▶ PROBLEM TO WORK ON:
Return the number of lines that include the string "matplotlib", without any other text.

▶ PROVIDED DATA:
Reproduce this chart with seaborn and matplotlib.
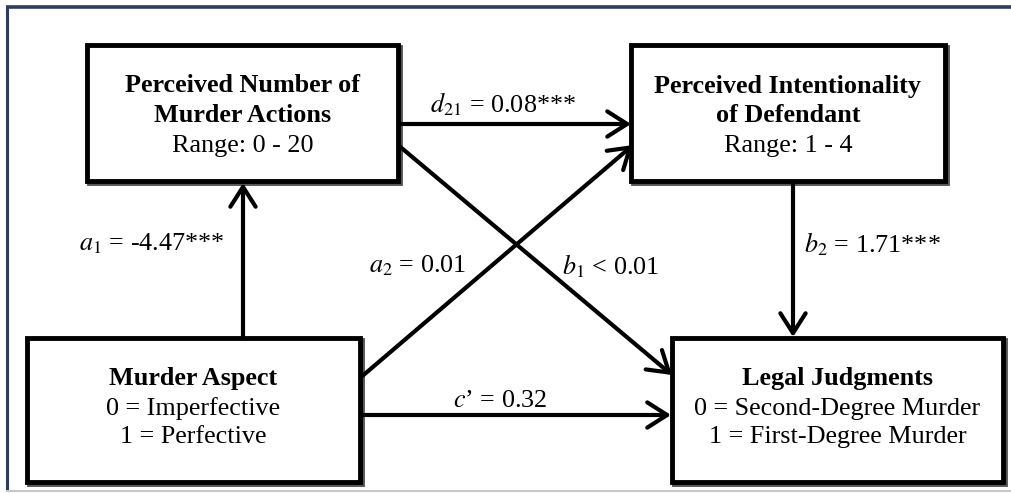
import matplotlib
matplotlib.use("Agg")
import matplotlib.pyplot as plt
import seaborn as sns
from matplotlib.patches import Rectangle

sns.set_theme(style="white")
plt.rcParams['font.family'] = ['Liberation Serif', 'DejaVu Serif']
plt.rcParams['mathtext.fontset'] = 'stix'

# ---- data ----
node_titles = ["Perceived Number of\nMurder Actions", "Perceived Intentionality\nof Defendant",
               "Murder Aspect", "Legal Judgments"]
node_details = [["Range: 0 - 20"], ["Range: 1 - 4"],
                ["0 = Imperfective", "1 = Perfective"],
                ["0 = Second-Degree Murder", "1 = First-Degree Murder"]]
path_names = [r"$a_1$", r"$d_{21}$", r"$a_2$", r"$b_1$", r"$b_2$", r"$c$"]
path_ops = ["=", "=", "=", "<", "=", "’ ="]
path_values = ["-4.47***", "0.08***", "0.01", "0.01", "1.71***", "0.32"]

# ---- layout (pixel coords) ----
W, H = 1012, 493
fig = plt.figure(figsize=(W / 100, H / 100), dpi=100)
ax = fig.add_axes([0, 0, 1, 1])
ax.set_xlim(0, W)
ax.set_ylim(H, 0)
ax.axis("off")

# outer frame
ax.plot([6, W], [6.5, 6.5], color="#2e3d5c", lw=2.6, solid_capstyle="butt")
ax.plot([7.5, 7.5], [6, 490], color="#2e3d5c", lw=2.2, solid_capstyle="butt")
ax.plot([7, W], [490.5, 490.5], color="#c8c8c8", lw=1.5)

boxes = [(87, 45, 398, 181), (631, 45, 945, 181), (27, 338, 360, 482), (672, 338, 1003, 482)]
title_y = [(86, 116), (86, 116), (379,), (379,)]
detail_y = [[146], [146], [409, 437], [409, 437]]
FS = 18.8

for i, (x0, y0, x1, y1) in enumerate(boxes):
    ax.add_patch(Rectangle((x0 + 2, y0 + 2), x1 - x0, y1 - y0, fill=False, lw=3.5,
                           edgecolor="#555555", zorder=1))
    ax.add_patch(Rectangle((x0, y0), x1 - x0, y1 - y0, facecolor="white", lw=3.5,
                           edgecolor="black", zorder=2))
    cx = (x0 + x1) / 2
    for line, yy in zip(node_titles[i].split("\n"), title_y[i]):
        ax.text(cx, yy, line, ha="center", va="center", fontsize=FS,
                fontweight="bold", color="black", zorder=3)
    for line, yy in zip(node_details[i], detail_y[i]):
        ax.text(cx, yy, line, ha="center", va="center", fontsize=FS,
                color="black", zorder=3)

arrows = [((243, 338), (243, 183)),
          ((398, 124), (631, 124)),
          ((360, 378), (633, 145)),
          ((398, 145), (672, 375)),
          ((793, 181), (793, 337)),
          ((360, 415), (671, 415))]
label_pos = [(152, 244), (503, 104), (418, 266), (611, 266), (872, 244), (500, 401)]

for (s, e) in arrows:
    ax.annotate("", xy=e, xytext=s,
                arrowprops=dict(arrowstyle="->,head_length=0.55,head_width=0.35",
                                lw=3, color="black", mutation_scale=26,
                                shrinkA=0, shrinkB=0), zorder=1)

for name, op, val, (x, y) in zip(path_names, path_ops, path_values, label_pos):
    ax.text(x, y, f"{name}{op if op.startswith('’') else ' ' + op} {val}",
            ha="center", va="center", fontsize=FS, color="black")

fig.savefig("out.png", dpi=100)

▶ SOLUTION TO THIS PROBLEM:
5